# What is required
Transcribe the listing in full, excluding any pictures.

# Information supplied
====

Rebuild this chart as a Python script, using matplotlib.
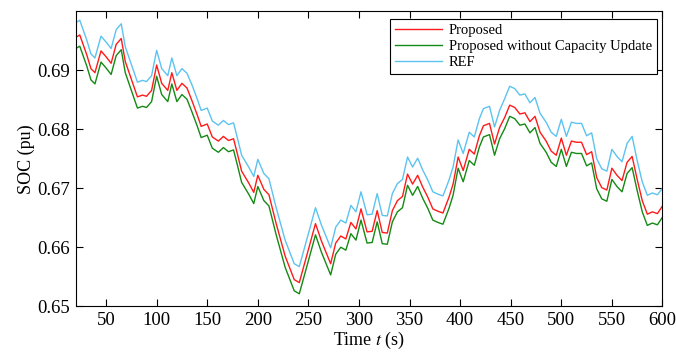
import numpy as np
from matplotlib import pyplot as plt

# time stamps (s)
t = [20, 24, 31, 35, 39, 45, 50, 55, 60, 65, 69, 76, 81, 86, 90, 95, 100, 105, 111, 115,
     120, 125, 130, 135, 140, 144, 150, 155, 161, 166, 171, 176, 180, 184, 191, 196, 200, 206, 211, 218,
     227, 236, 241, 250, 257, 263, 272, 277, 282, 287, 292, 297, 302, 308, 313, 318, 323, 328, 333, 338,
     343, 348, 353, 358, 363, 368, 373, 378, 383, 389, 393, 398, 403, 409, 414, 419, 423, 429, 434, 439,
     444, 449, 454, 459, 464, 469, 474, 479, 485, 490, 495, 500, 505, 510, 515, 520, 525, 530, 535, 540,
     545, 550, 555, 560, 565, 570, 575, 580, 585, 590, 595, 600]

ref = [0.6981, 0.6985, 0.6951, 0.6928, 0.6921, 0.6958, 0.6948, 0.6937, 0.6969, 0.6979, 0.6940, 0.6905, 0.6880, 0.6883, 0.6881, 0.6891, 0.6934, 0.6903, 0.6891, 0.6921,
       0.6891, 0.6903, 0.6895, 0.6875, 0.6852, 0.6832, 0.6836, 0.6814, 0.6807, 0.6815, 0.6808, 0.6811, 0.6784, 0.6756, 0.6736, 0.6720, 0.6749, 0.6725, 0.6716, 0.6668,
       0.6612, 0.6572, 0.6567, 0.6623, 0.6667, 0.6637, 0.6599, 0.6634, 0.6646, 0.6641, 0.6671, 0.6660, 0.6694, 0.6655, 0.6656, 0.6691, 0.6654, 0.6653, 0.6691, 0.6708,
       0.6715, 0.6753, 0.6736, 0.6751, 0.6731, 0.6714, 0.6694, 0.6690, 0.6687, 0.6714, 0.6736, 0.6782, 0.6759, 0.6795, 0.6787, 0.6818, 0.6835, 0.6839, 0.6804, 0.6832,
       0.6852, 0.6873, 0.6869, 0.6858, 0.6860, 0.6845, 0.6854, 0.6827, 0.6812, 0.6795, 0.6788, 0.6817, 0.6788, 0.6812, 0.6810, 0.6810, 0.6789, 0.6794, 0.6750, 0.6733,
       0.6729, 0.6766, 0.6754, 0.6745, 0.6776, 0.6788, 0.6747, 0.6711, 0.6688, 0.6692, 0.6689, 0.6700]

proposed = [0.6956, 0.6960, 0.6926, 0.6903, 0.6896, 0.6933, 0.6923, 0.6912, 0.6944, 0.6954, 0.6915, 0.6880, 0.6855, 0.6858, 0.6856, 0.6866, 0.6909, 0.6878, 0.6866, 0.6896,
            0.6866, 0.6878, 0.6870, 0.6848, 0.6825, 0.6805, 0.6809, 0.6787, 0.6780, 0.6788, 0.6781, 0.6784, 0.6757, 0.6729, 0.6709, 0.6693, 0.6722, 0.6698, 0.6689, 0.6641,
            0.6585, 0.6545, 0.6540, 0.6596, 0.6640, 0.6610, 0.6572, 0.6607, 0.6619, 0.6614, 0.6642, 0.6631, 0.6665, 0.6626, 0.6627, 0.6662, 0.6625, 0.6624, 0.6662, 0.6679,
            0.6686, 0.6724, 0.6707, 0.6722, 0.6702, 0.6685, 0.6665, 0.6661, 0.6658, 0.6685, 0.6707, 0.6753, 0.6730, 0.6766, 0.6758, 0.6789, 0.6806, 0.6810, 0.6775, 0.6803,
            0.6820, 0.6841, 0.6837, 0.6826, 0.6828, 0.6813, 0.6822, 0.6795, 0.6780, 0.6763, 0.6756, 0.6785, 0.6756, 0.6780, 0.6778, 0.6778, 0.6757, 0.6762, 0.6718, 0.6701,
            0.6697, 0.6734, 0.6722, 0.6713, 0.6744, 0.6754, 0.6715, 0.6679, 0.6656, 0.6660, 0.6657, 0.6670]

no_update = [0.6937, 0.6941, 0.6907, 0.6884, 0.6877, 0.6914, 0.6904, 0.6893, 0.6925, 0.6935, 0.6896, 0.6861, 0.6836, 0.6839, 0.6837, 0.6847, 0.6890, 0.6859, 0.6847, 0.6877,
             0.6847, 0.6859, 0.6851, 0.6829, 0.6806, 0.6786, 0.6790, 0.6768, 0.6761, 0.6769, 0.6762, 0.6765, 0.6738, 0.6710, 0.6690, 0.6674, 0.6703, 0.6679, 0.6670, 0.6622,
             0.6566, 0.6526, 0.6521, 0.6577, 0.6621, 0.6591, 0.6553, 0.6588, 0.6600, 0.6595, 0.6623, 0.6612, 0.6646, 0.6607, 0.6608, 0.6643, 0.6606, 0.6605, 0.6643, 0.6660,
             0.6667, 0.6705, 0.6688, 0.6703, 0.6683, 0.6666, 0.6646, 0.6642, 0.6639, 0.6666, 0.6688, 0.6734, 0.6711, 0.6747, 0.6739, 0.6770, 0.6787, 0.6791, 0.6756, 0.6784,
             0.6801, 0.6822, 0.6818, 0.6807, 0.6809, 0.6794, 0.6803, 0.6776, 0.6761, 0.6744, 0.6737, 0.6766, 0.6737, 0.6761, 0.6759, 0.6759, 0.6738, 0.6743, 0.6699, 0.6682,
             0.6678, 0.6715, 0.6703, 0.6694, 0.6725, 0.6735, 0.6696, 0.6660, 0.6637, 0.6641, 0.6638, 0.6651]

xticks = np.arange(50, 601, 50)
yticks = [0.65, 0.66, 0.67, 0.68, 0.69]

plt.rcParams['font.family'] = ['Liberation Serif', 'DejaVu Serif']
plt.rcParams['mathtext.fontset'] = 'stix'

fig = plt.figure(figsize=(6.76, 3.56), dpi=100)
ax = fig.add_axes([0.112, 0.14, 0.868, 0.828])

ax.plot(t, proposed, color='#ff1a1a', lw=1.0, label='Proposed')
ax.plot(t, no_update, color='#138a13', lw=1.0, label='Proposed without Capacity Update')
ax.plot(t, ref, color='#5cc3f0', lw=1.0, label='REF')

ax.set_xlim(20, 600)
ax.set_ylim(0.65, 0.70)
ax.set_xticks(xticks)
ax.set_yticks(yticks)
ax.set_yticklabels(['%.2f' % v for v in yticks])
ax.tick_params(direction='in', top=True, right=True, labelsize=13.5, length=5, pad=4)

ax.set_xlabel('Time $t$ (s)', fontsize=13, labelpad=1)
ax.set_ylabel('SOC (pu)', fontsize=13, labelpad=2)

leg = ax.legend(loc='upper right', bbox_to_anchor=(0.991, 0.975), borderaxespad=0,
                fontsize=10.5, fancybox=False, edgecolor='black', framealpha=1,
                handlelength=3.2, borderpad=0.35, labelspacing=0.2, handletextpad=0.5)
leg.get_frame().set_linewidth(0.8)

plt.savefig('out.png', dpi=100)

====

# Exercise solution
Rebuild this chart as a Python script, using matplotlib.
import numpy as np
from matplotlib import pyplot as plt

# time stamps (s)
t = [20, 24, 31, 35, 39, 45, 50, 55, 60, 65, 69, 76, 81, 86, 90, 95, 100, 105, 111, 115,
     120, 125, 130, 135, 140, 144, 150, 155, 161, 166, 171, 176, 180, 184, 191, 196, 200, 206, 211, 218,
     227, 236, 241, 250, 257, 263, 272, 277, 282, 287, 292, 297, 302, 308, 313, 318, 323, 328, 333, 338,
     343, 348, 353, 358, 363, 368, 373, 378, 383, 389, 393, 398, 403, 409, 414, 419, 423, 429, 434, 439,
     444, 449, 454, 459, 464, 469, 474, 479, 485, 490, 495, 500, 505, 510, 515, 520, 525, 530, 535, 540,
     545, 550, 555, 560, 565, 570, 575, 580, 585, 590, 595, 600]

ref = [0.6981, 0.6985, 0.6951, 0.6928, 0.6921, 0.6958, 0.6948, 0.6937, 0.6969, 0.6979, 0.6940, 0.6905, 0.6880, 0.6883, 0.6881, 0.6891, 0.6934, 0.6903, 0.6891, 0.6921,
       0.6891, 0.6903, 0.6895, 0.6875, 0.6852, 0.6832, 0.6836, 0.6814, 0.6807, 0.6815, 0.6808, 0.6811, 0.6784, 0.6756, 0.6736, 0.6720, 0.6749, 0.6725, 0.6716, 0.6668,
       0.6612, 0.6572, 0.6567, 0.6623, 0.6667, 0.6637, 0.6599, 0.6634, 0.6646, 0.6641, 0.6671, 0.6660, 0.6694, 0.6655, 0.6656, 0.6691, 0.6654, 0.6653, 0.6691, 0.6708,
       0.6715, 0.6753, 0.6736, 0.6751, 0.6731, 0.6714, 0.6694, 0.6690, 0.6687, 0.6714, 0.6736, 0.6782, 0.6759, 0.6795, 0.6787, 0.6818, 0.6835, 0.6839, 0.6804, 0.6832,
       0.6852, 0.6873, 0.6869, 0.6858, 0.6860, 0.6845, 0.6854, 0.6827, 0.6812, 0.6795, 0.6788, 0.6817, 0.6788, 0.6812, 0.6810, 0.6810, 0.6789, 0.6794, 0.6750, 0.6733,
       0.6729, 0.6766, 0.6754, 0.6745, 0.6776, 0.6788, 0.6747, 0.6711, 0.6688, 0.6692, 0.6689, 0.6700]

proposed = [0.6956, 0.6960, 0.6926, 0.6903, 0.6896, 0.6933, 0.6923, 0.6912, 0.6944, 0.6954, 0.6915, 0.6880, 0.6855, 0.6858, 0.6856, 0.6866, 0.6909, 0.6878, 0.6866, 0.6896,
            0.6866, 0.6878, 0.6870, 0.6848, 0.6825, 0.6805, 0.6809, 0.6787, 0.6780, 0.6788, 0.6781, 0.6784, 0.6757, 0.6729, 0.6709, 0.6693, 0.6722, 0.6698, 0.6689, 0.6641,
            0.6585, 0.6545, 0.6540, 0.6596, 0.6640, 0.6610, 0.6572, 0.6607, 0.6619, 0.6614, 0.6642, 0.6631, 0.6665, 0.6626, 0.6627, 0.6662, 0.6625, 0.6624, 0.6662, 0.6679,
            0.6686, 0.6724, 0.6707, 0.6722, 0.6702, 0.6685, 0.6665, 0.6661, 0.6658, 0.6685, 0.6707, 0.6753, 0.6730, 0.6766, 0.6758, 0.6789, 0.6806, 0.6810, 0.6775, 0.6803,
            0.6820, 0.6841, 0.6837, 0.6826, 0.6828, 0.6813, 0.6822, 0.6795, 0.6780, 0.6763, 0.6756, 0.6785, 0.6756, 0.6780, 0.6778, 0.6778, 0.6757, 0.6762, 0.6718, 0.6701,
            0.6697, 0.6734, 0.6722, 0.6713, 0.6744, 0.6754, 0.6715, 0.6679, 0.6656, 0.6660, 0.6657, 0.6670]

no_update = [0.6937, 0.6941, 0.6907, 0.6884, 0.6877, 0.6914, 0.6904, 0.6893, 0.6925, 0.6935, 0.6896, 0.6861, 0.6836, 0.6839, 0.6837, 0.6847, 0.6890, 0.6859, 0.6847, 0.6877,
             0.6847, 0.6859, 0.6851, 0.6829, 0.6806, 0.6786, 0.6790, 0.6768, 0.6761, 0.6769, 0.6762, 0.6765, 0.6738, 0.6710, 0.6690, 0.6674, 0.6703, 0.6679, 0.6670, 0.6622,
             0.6566, 0.6526, 0.6521, 0.6577, 0.6621, 0.6591, 0.6553, 0.6588, 0.6600, 0.6595, 0.6623, 0.6612, 0.6646, 0.6607, 0.6608, 0.6643, 0.6606, 0.6605, 0.6643, 0.6660,
             0.6667, 0.6705, 0.6688, 0.6703, 0.6683, 0.6666, 0.6646, 0.6642, 0.6639, 0.6666, 0.6688, 0.6734, 0.6711, 0.6747, 0.6739, 0.6770, 0.6787, 0.6791, 0.6756, 0.6784,
             0.6801, 0.6822, 0.6818, 0.6807, 0.6809, 0.6794, 0.6803, 0.6776, 0.6761, 0.6744, 0.6737, 0.6766, 0.6737, 0.6761, 0.6759, 0.6759, 0.6738, 0.6743, 0.6699, 0.6682,
             0.6678, 0.6715, 0.6703, 0.6694, 0.6725, 0.6735, 0.6696, 0.6660, 0.6637, 0.6641, 0.6638, 0.6651]

xticks = np.arange(50, 601, 50)
yticks = [0.65, 0.66, 0.67, 0.68, 0.69]

plt.rcParams['font.family'] = ['Liberation Serif', 'DejaVu Serif']
plt.rcParams['mathtext.fontset'] = 'stix'

fig = plt.figure(figsize=(6.76, 3.56), dpi=100)
ax = fig.add_axes([0.112, 0.14, 0.868, 0.828])

ax.plot(t, proposed, color='#ff1a1a', lw=1.0, label='Proposed')
ax.plot(t, no_update, color='#138a13', lw=1.0, label='Proposed without Capacity Update')
ax.plot(t, ref, color='#5cc3f0', lw=1.0, label='REF')

ax.set_xlim(20, 600)
ax.set_ylim(0.65, 0.70)
ax.set_xticks(xticks)
ax.set_yticks(yticks)
ax.set_yticklabels(['%.2f' % v for v in yticks])
ax.tick_params(direction='in', top=True, right=True, labelsize=13.5, length=5, pad=4)

ax.set_xlabel('Time $t$ (s)', fontsize=13, labelpad=1)
ax.set_ylabel('SOC (pu)', fontsize=13, labelpad=2)

leg = ax.legend(loc='upper right', bbox_to_anchor=(0.991, 0.975), borderaxespad=0,
                fontsize=10.5, fancybox=False, edgecolor='black', framealpha=1,
                handlelength=3.2, borderpad=0.35, labelspacing=0.2, handletextpad=0.5)
leg.get_frame().set_linewidth(0.8)

plt.savefig('out.png', dpi=100)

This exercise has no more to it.